Time magazine has an article describing Rick Perry’s time in the Democratic party in 1984 and the history of his political activities from then until the election of George Bush. Now Rick Perry is trying to become President. There are two different ways to read his prior activities. One way is that Perry has changed his allegiances so that they reflect his beliefs. The other way is that Perry is changing his beliefs to fit the circumstances. Good historians – unlike the Times – do not prejudice the issue by assuming that only one way of reading it could possibly be correct. Neither do they assume that one way rules out the other. The best way of reading this issue (using the information in the article) is that he is doing both.

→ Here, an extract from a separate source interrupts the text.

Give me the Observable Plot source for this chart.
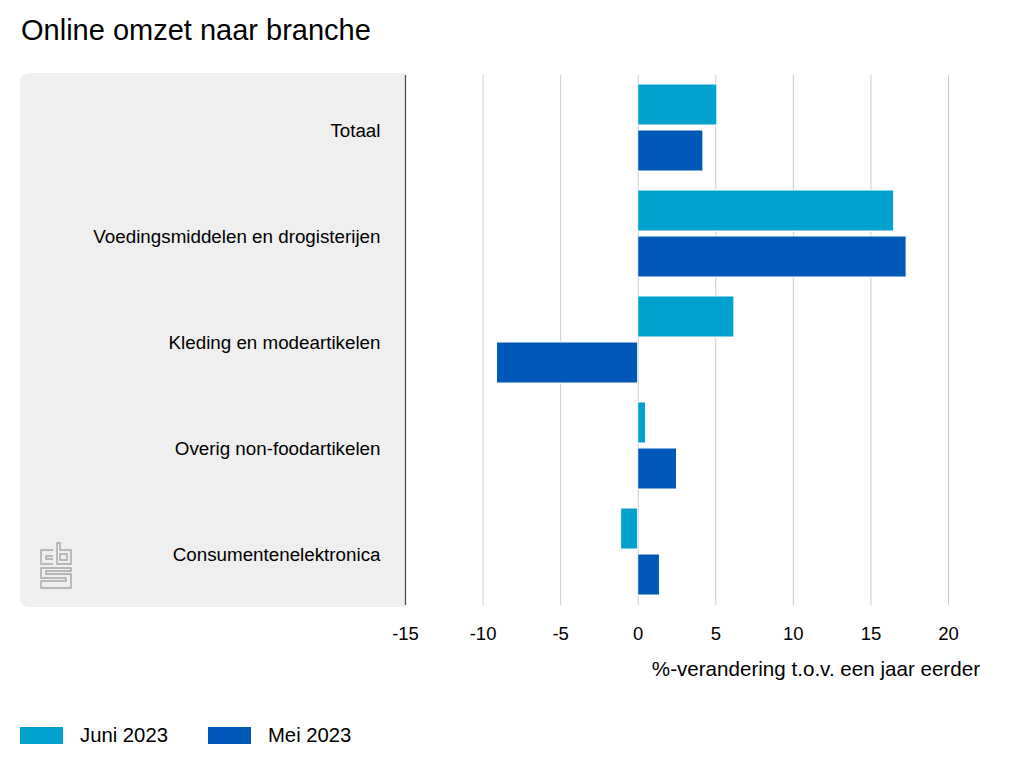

First, let’s consider the evidence that he is changing his practices because his beliefs have changed. At the beginning he supported Al Gore. The Al Gore he supported was a member of the conservative wing of the Democrats. This wing no longer exists. So Al Gore has changed his mind along with the minds of the rest of his party and become liberal. At first, Perry made a pragmatic decision and decided to support the party that supported his beliefs. He did so because the Democrats were not supporting his beliefs. So his practice is resulting from his beliefs. He does not lie about his previous associations nor does he deny that his beliefs have changed. While the article does not describe why Perry changed his mind, we can imagine that he followed the conservative leanings he started with wherever they went.
Now that we have considered that, lets consider the evidence that his practices have changed his beliefs. First, he has attached himself to prominent people both times. Gore seemed to be a definite winner and the “right guy” to pick for political reasons. Later on, Bush would seem that way also. Both times, he used the connections he gained to advance his political career. Not only that, but he supported both candidates without any sort of reservation. All of these decisions seem to be made pragmatically rather than because the particular candidates were the best or held beliefs most in common with himself.
So what are we to make of Rick Perry then? I suggest that his decisions have pragmatic sources as well as internal sources. It would be really hard to separate them. Most of his political decisions have both reasons behind them. He chose Al Gore because Al Gore agreed with the same things he did. But he also chose Al Gore because he thought that Al Gore was a pragmatic decision. It was the same way with George Bush. So good historical practice suggests that he is doing both things at the same time. So why is this supposed to be “an inconvenient truth”? Perhaps Perry’s past is simply a truth common to all politicians. Why should we think otherwise? This is especially true since all politicians have to think in pragmatic terms in order to succeed at all.